Here’s a bizarre, surreal spew of experimental music that quite frankly has to be heard to be believed. There are decorations and inflections of dissonant, backwards-looped synthesizers meandering through a mish-mash of sci-fi peculiarities. It’s impenetrable and otherworldly.
It’s rare to find music so devoid of melody or tune but sound so inviting. You wander through a maze of electroacoustic sounds of familiar daily life, yet they feel utterly original and compelling to the ear. Occasionally the odd melody surfaces to the mix, but it’s the percussion and sound effects that are the real heros of this remarkably unusual album.
This band have taken their influences from 17-20th century folk and made it bearable for non-folk listeners. There’s a real earthiness and freshness to this album, and it feels like it was recorded in a remote barn on the scottish islands. The voice have a great tone and carries with it a great selection of folk instrumentation that includes flutes and harmonicas.

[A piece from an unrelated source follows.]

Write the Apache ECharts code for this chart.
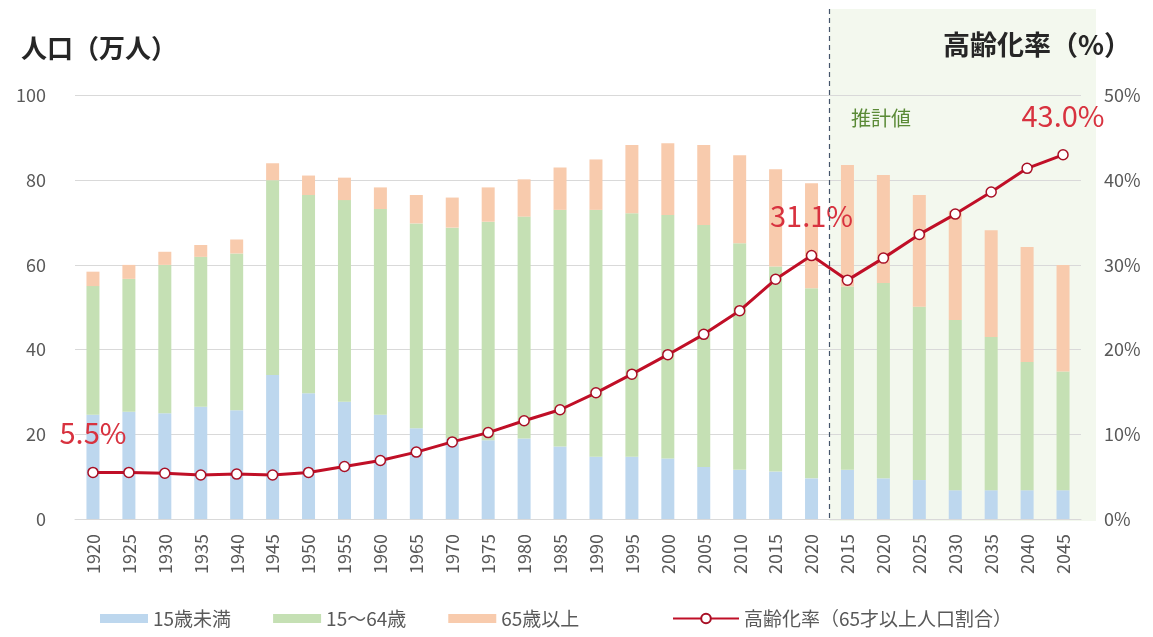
<!DOCTYPE html>
<html>
<head>
<meta charset="utf-8">
<script src="https://cdn.jsdelivr.net/npm/echarts@6/dist/echarts.min.js"></script>
<style>
html,body{margin:0;padding:0;background:#fff;}
#c{width:1153px;height:637px;}
</style>
</head>
<body>
<div id="c"></div>
<script>
const years = ['1920','1925','1930','1935','1940','1945','1950','1955','1960','1965','1970','1975','1980','1985','1990','1995','2000','2005','2010','2015','2020','2015','2020','2025','2030','2035','2040','2045'];
const under15 = [24.6,25.3,25.0,26.5,25.7,34.0,29.7,27.7,24.6,21.4,19.0,18.6,19.0,17.1,14.7,14.7,14.3,12.3,11.6,11.2,9.6,11.6,9.6,9.2,6.8,6.8,6.8,6.8];
const working = [30.4,31.4,35.0,35.4,37.0,46.0,46.8,47.6,48.6,48.4,49.8,51.6,52.4,55.9,58.3,57.5,57.5,57.1,53.5,48.4,44.9,43.3,46.1,40.9,40.2,36.2,30.3,28.0];
const elderly = [3.4,3.3,3.1,2.8,3.3,4.0,4.6,5.3,5.1,6.7,7.1,8.1,8.8,10.0,11.9,16.1,16.9,18.9,20.8,23.0,24.8,28.7,25.5,26.4,25.8,25.2,27.1,25.2];
const agingRate = [5.5,5.5,5.4,5.2,5.3,5.2,5.5,6.2,6.9,7.9,9.1,10.2,11.6,12.9,14.9,17.1,19.4,21.8,24.6,28.3,31.1,28.2,30.8,33.6,36.0,38.6,41.4,43.0];
const rateLabels = {0:'5.5%', 20:'31.1%', 27:'43.0%'};
const leftTicks = [0,20,40,60,80,100];
const rightTicks = [0,10,20,30,40,50];
const seriesNames = ['15歳未満','15～64歳','65歳以上','高齢化率（65才以上人口割合）'];
const lastActualIndex = 20;

const FONT = '"Noto Sans CJK JP", "Noto Sans", sans-serif';
const chart = echarts.init(document.getElementById('c'), null, {renderer:'canvas'});

const option = {
  animation:false,
  textStyle:{fontFamily:FONT},
  grid:{left:75, right:72, top:95.5, bottom:118},
  legend:[{
    data:seriesNames.slice(0,3),
    left:95, top:604,
    icon:'rect', itemWidth:48, itemHeight:9, itemGap:42,
    textStyle:{fontFamily:FONT, fontSize:19, color:'#595959'}
  },{
    data:[seriesNames[3]],
    left:667, top:604,
    itemWidth:66, itemHeight:12,
    textStyle:{fontFamily:FONT, fontSize:19, color:'#595959'}
  }],
  xAxis:{
    type:'category', data:years,
    axisLine:{show:true, lineStyle:{color:'#d9d9d9'}},
    axisTick:{show:false},
    axisLabel:{rotate:90, fontSize:18, color:'#595959', margin:15, fontFamily:FONT, interval:0}
  },
  yAxis:[{
    type:'value', min:leftTicks[0], max:leftTicks[leftTicks.length-1], interval:20,
    axisLine:{show:false}, axisTick:{show:false},
    axisLabel:{fontSize:18, color:'#595959', margin:29, fontFamily:FONT},
    splitLine:{lineStyle:{color:'#d9d9d9', width:1}}
  },{
    type:'value', min:rightTicks[0], max:rightTicks[rightTicks.length-1], interval:10,
    axisLine:{show:false}, axisTick:{show:false},
    axisLabel:{fontSize:18, color:'#595959', margin:23, fontFamily:FONT, formatter:'{value}%'},
    splitLine:{show:false}
  }],
  series:[{
    name:seriesNames[0], type:'bar', stack:'pop', barWidth:13, data:under15,
    itemStyle:{color:'#bdd7ee'}
  },{
    name:seriesNames[1], type:'bar', stack:'pop', barWidth:13, data:working,
    itemStyle:{color:'#c5e0b4'}
  },{
    name:seriesNames[2], type:'bar', stack:'pop', barWidth:13, data:elderly,
    itemStyle:{color:'#f8cbad'}
  },{
    name:seriesNames[3], type:'line', yAxisIndex:1, data:agingRate,
    symbol:'circle', symbolSize:10, z:5,
    lineStyle:{color:'#c00f27', width:3},
    itemStyle:{color:'#ffffff', borderColor:'#a80f25', borderWidth:1.5},
    label:{
      show:true, position:'top', distance:19,
      fontFamily:FONT, fontSize:29, color:'#d8323f',
      formatter:function(p){ return rateLabels[p.dataIndex] || ''; }
    }
  }]
};
chart.setOption(option);

const xa = chart.convertToPixel({xAxisIndex:0}, lastActualIndex);
const xb = chart.convertToPixel({xAxisIndex:0}, lastActualIndex+1);
const mid = (xa+xb)/2;
const y0 = chart.convertToPixel({yAxisIndex:0}, 0);
chart.setOption({
  graphic:[
    {type:'rect', z:-10, silent:true, shape:{x:mid, y:9, width:1096-mid, height:y0+2-9}, style:{fill:'#f3f8ee'}},
    {type:'line', z:10, silent:true, shape:{x1:mid, y1:9, x2:mid, y2:y0+2}, style:{stroke:'#44546a', lineWidth:1.2, lineDash:[5,4]}},
    {type:'text', left:21, top:35, style:{text:'人口（万人）', font:'bold 26px '+FONT, fill:'#262626'}},
    {type:'text', right:22, top:31, style:{text:'高齢化率（%）', font:'bold 27px '+FONT, fill:'#262626'}},
    {type:'text', left:851, top:108, style:{text:'推計値', font:'20px '+FONT, fill:'#5a8a36'}}
  ]
});
</script>
</body>
</html>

The cultural marriage of musical identities can be a complex and sometimes bizarre fusion of musical styles and customs. This meditation-yoga-world-new-age creation essentially showcases a western take on Indian music. The music has a trance-like quality to it, but it may be too indulgent for some with several tracks lasting over 7 minutes.
This album is so eighties you’d think it was recorded with an Amiga. It’s heavy synth-laden, gated drums and glittery soundscapes are completely lost in time, and at times it can feel cheesier than a four seasons pizza. There’s some interesting and effective melodies dotted around this retro love-fest, but it does sound rather dated.
This rough and ready album hits you immediately with full force. Before you realize what you’re hearing you feel the shards of raw acoustics and violins hitting you right in the face. It also has some lighter fragments of acoustic sensibility, which is further complimented by a distinctive voice and the authenticity of the production.
This scrunchy, splishy, sploshy, slippery, sludgy electronic-experimental concoction has more than an element of cohesion. It’s a voyage into the unknown lo-fi electronic universe, where wonky planets and percussive stars collide head-on against each other every second with gravel – an eccentric mix with random samples included.
You get an unusual sound or two. You get some jazz. You get some ambient soundscapes. You some intriguing and appealing vocal arrangements. You get a sense of curiosity listening to this fizzling amalgamation of jazz fusion, keeping on the dry ground of the genre’s roots whilst tipping their toes into new, unchartered waters.
Be prepared for this. It’s the sound of a skip-load of industrial machinery from a great height falling rapidly on your head. It’s as tough as old boots, hard uncompromising music that nearly reaches points of musicality. I appreciate the rhythmic layout of this ‘music’.
Imagine this – it’s a cold winter’s night and you’re walking through the city. You walk past club after club and bar after bar. You can hear haunting electronics, then a bit of smooth jazz, and then you hear the surreal experimentation you can’t fathom. This complex cauldron is the sound of Ambery.